An ethanol extract of the dried leaves of Carica papaya L. exhibited considerable in vitro antimalarial activity to warrant fractionation. On the basis of the initial activity of crude extracts, attention was focused on the bioactivity-guided fractionation of the EtOH extract of the dried leaves, which resulted in the isolation of two new antimalarial natural products, Formula A and Formula B. Their chemical structures are shown in FIG. 1. Formula A, bearing two secondary amine moieties, was converted into the corresponding di-acetamide compound Formula I. Formula B, also bearing two secondary amine moieties, was converted into the corresponding di-acetamide compound Formula II. The chemical structures of the natural product derivatives, Formula I and Formula II, are shown in FIG. 2. The synthesis route is shown in FIG. 3.
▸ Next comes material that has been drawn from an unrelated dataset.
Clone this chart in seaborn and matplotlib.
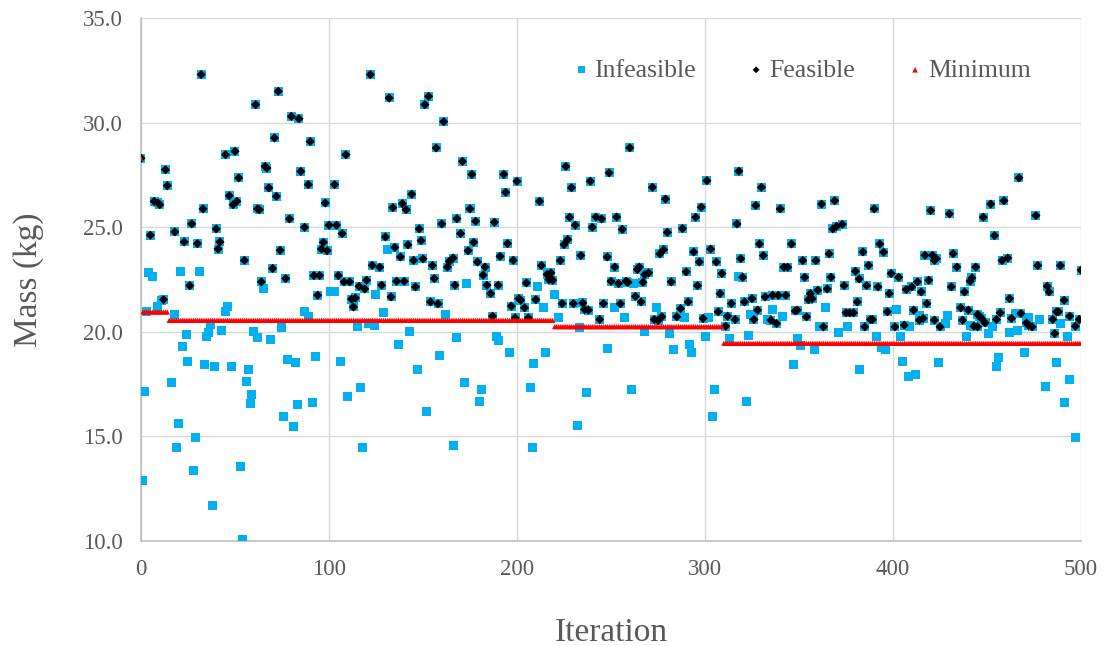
import numpy as np
import pandas as pd
import matplotlib
matplotlib.use("Agg")
import matplotlib.pyplot as plt
import seaborn as sns

# feasible designs (iteration, mass in kg)
feas_iter = [0, 32, 61, 45, 50, 13, 14, 52, 7, 9, 10, 47, 49, 51, 33, 62, 27, 5, 18, 40, 23, 30, 42, 41, 55, 26, 12,
             122, 73, 80, 84, 71, 90, 109, 66, 67, 85, 89, 103, 68, 72, 63, 98, 79, 87, 100, 104, 107, 97, 96, 99,
             74, 70, 77, 64, 92, 95, 105, 94, 108, 111, 116, 119, 120, 123, 127, 112, 114, 113,
             132, 151, 153, 161, 157, 171, 176, 144, 134, 139, 141, 175, 168, 178, 160, 188, 130, 148, 149, 170,
             177, 135, 142, 138, 174, 145, 150, 155, 163, 164, 166, 179, 183, 182, 191, 128, 136, 140, 146, 156,
             167, 184, 186, 190, 133, 154, 158, 187,
             193, 200, 194, 212, 226, 229, 239, 249, 228, 231, 240, 242, 245, 253, 195, 225, 227, 198, 234, 248,
             252, 223, 213, 216, 218, 217, 219, 250, 254, 205, 197, 201, 202, 204, 210, 224, 230, 235, 236, 238,
             246, 199, 206, 244,
             260, 272, 279, 301, 318, 256, 295, 298, 280, 288, 317, 276, 278, 294, 297, 303, 306, 309, 264, 265,
             270, 268, 290, 258, 259, 267, 282, 296, 308, 255, 263, 266, 287, 291, 314, 273, 275, 277, 285, 299,
             307, 312, 311, 316,
             330, 327, 340, 362, 369, 368, 370, 373, 329, 331, 346, 366, 319, 352, 359, 342, 344, 320, 353, 367,
             374, 380, 382, 360, 365, 356, 355, 357, 321, 325, 332, 336, 339, 343, 349, 348, 328, 326, 335, 338,
             354, 363, 375, 377, 379, 381,
             390, 420, 430, 393, 395, 384, 387, 399, 403, 417, 421, 422, 423, 432, 434, 444, 442, 441, 419, 386,
             392, 407, 410, 413, 415, 398, 431, 438, 418, 411, 436, 440, 397, 388, 389, 385, 401, 406, 416, 414,
             422, 425, 437, 445, 446,
             467, 452, 459, 448, 476, 454, 458, 461, 477, 489, 500, 482, 483, 491, 462, 445, 447, 449, 443, 457,
             455, 463, 468, 471, 472, 474, 485, 487, 488, 494, 499, 497, 486]
feas_mass = [28.3, 32.3, 30.86, 28.47, 28.63, 27.75, 26.99, 27.36, 26.24, 26.16, 26.08, 26.51, 26.08, 26.24, 25.88,
             25.88, 25.16, 24.62, 24.78, 24.92, 24.30, 24.22, 24.30, 23.96, 23.42, 22.21, 21.54,
             32.3, 31.5, 30.3, 30.19, 29.27, 29.1, 28.47, 27.91, 27.83, 27.67, 27.04, 27.04, 26.88, 26.48, 25.84,
             26.16, 25.4, 25.0, 25.1, 25.1, 24.7, 24.28, 23.96, 23.88, 23.9, 23.03, 22.55, 22.39, 22.69, 22.69,
             22.69, 21.75, 22.39, 22.39, 22.18, 22.05, 22.47, 23.18, 23.09, 21.57, 21.62, 21.19,
             31.18, 30.86, 31.26, 30.05, 28.79, 28.15, 27.53, 26.58, 25.94, 26.13, 25.84, 25.88, 25.41, 25.29,
             25.16, 25.24, 24.54, 24.92, 24.36, 24.7, 24.28, 24.04, 24.16, 23.58, 23.88, 23.42, 23.49, 23.17,
             23.1, 23.37, 23.53, 23.34, 23.1, 22.71, 23.61, 22.23, 22.42, 22.42, 22.15, 22.55, 22.23, 22.23,
             21.83, 22.23, 21.67, 21.43, 21.34, 20.75,
             27.53, 27.2, 26.67, 26.24, 27.91, 26.89, 27.2, 27.6, 25.48, 25.1, 25.0, 25.49, 25.4, 25.49, 24.22,
             24.17, 24.41, 23.42, 23.65, 23.58, 23.1, 23.41, 23.17, 22.74, 22.82, 22.5, 22.47, 22.42, 22.31,
             22.34, 21.23, 21.59, 21.51, 21.15, 21.54, 21.35, 21.35, 21.38, 21.07, 21.04, 21.35, 20.67, 20.67,
             20.59,
             28.8, 26.91, 26.35, 27.23, 27.68, 24.9, 25.48, 25.96, 24.76, 24.94, 25.16, 23.73, 23.93, 23.82,
             23.34, 23.96, 23.34, 22.79, 22.98, 23.1, 22.82, 22.74, 22.87, 22.42, 22.37, 22.37, 22.39, 22.21,
             21.83, 21.34, 21.7, 21.43, 21.11, 21.43, 21.35, 20.59, 20.54, 20.72, 20.72, 20.64, 20.96, 20.75,
             20.27, 20.59,
             26.91, 26.04, 25.88, 26.11, 26.27, 24.92, 25.05, 25.14, 24.2, 23.65, 24.2, 23.73, 23.5, 23.41,
             23.41, 23.09, 23.09, 22.61, 22.61, 22.61, 22.21, 22.9, 22.53, 21.99, 22.05, 21.83, 21.54, 21.58,
             21.43, 21.59, 21.67, 21.75, 21.75, 21.75, 21.04, 21.0, 21.04, 20.59, 20.56, 20.4, 20.72, 20.24,
             20.91, 20.91, 20.91, 21.43,
             25.88, 25.8, 25.64, 24.2, 23.81, 23.82, 23.18, 22.79, 22.61, 23.66, 23.66, 23.42, 23.5, 23.74,
             23.1, 23.1, 22.58, 22.42, 22.47, 22.21, 22.15, 22.02, 22.15, 22.39, 21.91, 21.83, 22.15, 21.91,
             21.35, 21.04, 21.15, 21.04, 20.96, 20.59, 20.59, 20.24, 20.24, 20.32, 20.64, 20.56, 20.56, 20.24,
             20.56, 20.24, 20.75,
             27.36, 26.11, 26.27, 25.48, 25.56, 24.6, 23.41, 23.53, 23.17, 23.17, 22.95, 22.18, 21.91, 21.51,
             21.59, 20.83, 20.64, 20.43, 20.27, 20.91, 20.59, 20.64, 20.88, 20.43, 20.32, 20.24, 20.59, 20.96,
             20.96, 20.75, 20.59, 20.27, 19.92]

# infeasible designs
infeas_iter = [3, 4, 6, 21, 31, 9, 11, 18, 45, 46, 37, 35, 36, 24, 43, 60, 62, 22, 25, 34, 39, 48, 57, 56, 16, 2,
               59, 58, 20, 29, 19, 53, 28, 1, 38, 54,
               65, 101, 103, 87, 89, 125, 69, 75, 115, 121, 124, 78, 82, 93, 106, 117, 110, 83, 91, 76, 81, 118,
               131, 173, 129, 162, 143, 137, 168, 189, 190, 159, 147, 172, 181, 180, 152, 166,
               211, 220, 214, 252, 222, 196, 215, 248, 209, 207, 237, 232, 208, 233,
               262, 318, 257, 274, 289, 302, 268, 281, 300, 313, 283, 292, 293, 261, 305, 304,
               324, 336, 333, 341, 364, 361, 376, 371, 323, 349, 351, 358, 347, 382, 322,
               402, 414, 429, 428, 441, 409, 391, 404, 439, 394, 396, 405, 424, 408, 412,
               451, 453, 462, 466, 465, 472, 478, 489, 493, 470, 456, 455, 487, 481, 494, 491, 497]
infeas_mass = [20.95, 22.85, 22.63, 22.9, 22.9, 21.23, 21.5, 20.83, 20.99, 21.23, 20.35, 19.79, 19.95, 19.86,
               20.08, 20.03, 19.71, 19.32, 18.6, 18.44, 18.36, 18.36, 18.2, 17.64, 17.6, 17.17, 17.0, 16.56,
               15.6, 14.95, 14.49, 13.54, 13.38, 12.9, 11.7, 10.08,
               22.05, 21.91, 21.94, 20.96, 20.75, 21.78, 19.62, 20.19, 20.27, 20.4, 20.32, 18.68, 18.52, 18.84,
               18.6, 17.33, 16.93, 16.53, 16.61, 15.97, 15.49, 14.49,
               23.96, 22.31, 20.91, 20.83, 20.0, 19.4, 19.71, 19.79, 19.6, 18.89, 18.2, 17.6, 17.25, 16.69,
               16.21, 14.57,
               22.18, 21.77, 21.15, 21.15, 20.7, 19.0, 19.0, 19.22, 18.5, 17.33, 17.12, 15.53, 14.49, 20.19,
               22.31, 22.63, 20.67, 21.15, 20.67, 20.67, 20.03, 19.9, 19.79, 19.67, 19.16, 19.38, 19.0, 17.25,
               17.25, 15.97,
               20.83, 21.07, 20.59, 20.75, 21.15, 20.27, 20.27, 19.95, 19.82, 19.67, 19.36, 19.16, 18.44, 18.2,
               16.69,
               21.07, 20.8, 20.8, 20.4, 20.32, 20.24, 19.79, 19.79, 19.79, 19.24, 19.16, 18.6, 18.52, 17.88,
               17.96,
               19.92, 20.27, 19.98, 20.08, 20.88, 20.7, 20.59, 20.4, 19.79, 19.0, 18.76, 18.36, 18.52, 17.4,
               17.72, 16.61, 14.97]

# running minimum: first iteration of each level and its value
min_start = [0, 1, 15, 220, 310]
min_level = [28.3, 20.95, 20.55, 20.25, 19.45]

iters = np.arange(0, 501)
min_vals = np.array(min_level)[np.searchsorted(min_start, iters, side="right") - 1]

df_all = pd.DataFrame({"Iteration": infeas_iter + feas_iter, "Mass": infeas_mass + feas_mass})
df_feas = pd.DataFrame({"Iteration": feas_iter, "Mass": feas_mass})
df_min = pd.DataFrame({"Iteration": iters, "Mass": min_vals})

sns.set_style("white")
plt.rcParams["font.family"] = ["Liberation Serif", "DejaVu Serif"]
grey = "#595959"

fig = plt.figure(figsize=(11.04, 6.46), dpi=100)
ax = fig.add_axes([0.1277, 0.1625, 0.8515, 0.8095])

# Excel style: every design is a blue square, feasible ones get a black diamond on top
sns.scatterplot(data=df_all, x="Iteration", y="Mass", marker="s", s=42, color="#00b0f0",
                edgecolor="none", linewidth=0, ax=ax, label="Infeasible", zorder=3)
sns.scatterplot(data=df_feas, x="Iteration", y="Mass", marker="D", s=22, color="black",
                edgecolor="none", linewidth=0, ax=ax, label="Feasible", zorder=4)
sns.scatterplot(data=df_min, x="Iteration", y="Mass", marker="^", s=14, color="#ff0000",
                edgecolor="none", linewidth=0, ax=ax, label="Minimum", zorder=5)

ax.set_xlim(0, 500)
ax.set_ylim(10, 35)
ax.set_xticks(range(0, 501, 100))
ax.set_yticks(np.arange(10, 35.1, 5))
ax.set_yticklabels([f"{v:.1f}" for v in np.arange(10, 35.1, 5)])
ax.grid(True, color="#d9d9d9", linewidth=1)
ax.set_axisbelow(True)
for side in ["top", "right"]:
    ax.spines[side].set_visible(False)
for side in ["left", "bottom"]:
    ax.spines[side].set_color("#bfbfbf")
    ax.spines[side].set_linewidth(1.2)
ax.tick_params(axis="both", length=0, labelsize=16.5, colors=grey)
ax.tick_params(axis="x", pad=13)
ax.tick_params(axis="y", pad=13)

ax.set_xlabel("Iteration", fontsize=24, color=grey, labelpad=27)
ax.set_ylabel("Mass (kg)", fontsize=24, color=grey, labelpad=28)

leg = ax.legend(loc="center", bbox_to_anchor=(0.704, 0.9006), ncol=3, frameon=False,
                fontsize=18.5, columnspacing=2.1, handlelength=0.5, handletextpad=0.25)
for t in leg.get_texts():
    t.set_color(grey)
for h, sz in zip(leg.legend_handles, [25, 12, 16]):
    h.set_sizes([sz])

fig.savefig("out.png", dpi=100)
Two Plasmodium falciparum malaria parasite clones, W2 (chloroquine resistant) and D6 (chloroquine sensitive), were utilized for in vitro efficacy testing. All new compounds were also tested for toxicity against human adult liver epithelial cells (THLE-3). Natural products Formula A and Formula B showed modest inhibitory activity against both chloroquine sensitive malaria strain (D-6) and chloroquine resistant malaria strain (W-2). The two derivative compounds Formula I and Formula II showed equally potent inhibitory activity against both chloroquine sensitive malaria strain (D-6) and chloroquine resistant malaria strain (W-2). The IC50's (concentration of compound that affords 50% of inhibition) were superior to the positive controls, chloroquine and mefloquine. Noticeably, these compounds also showed much reduced toxicity.
In mice models, both Formula I and Formula II have shown excellent blood schizonticidal activity and oral prophylactic activity.
The present invention relates to new, more active and less toxic natural product derivatives for the treatment of malaria.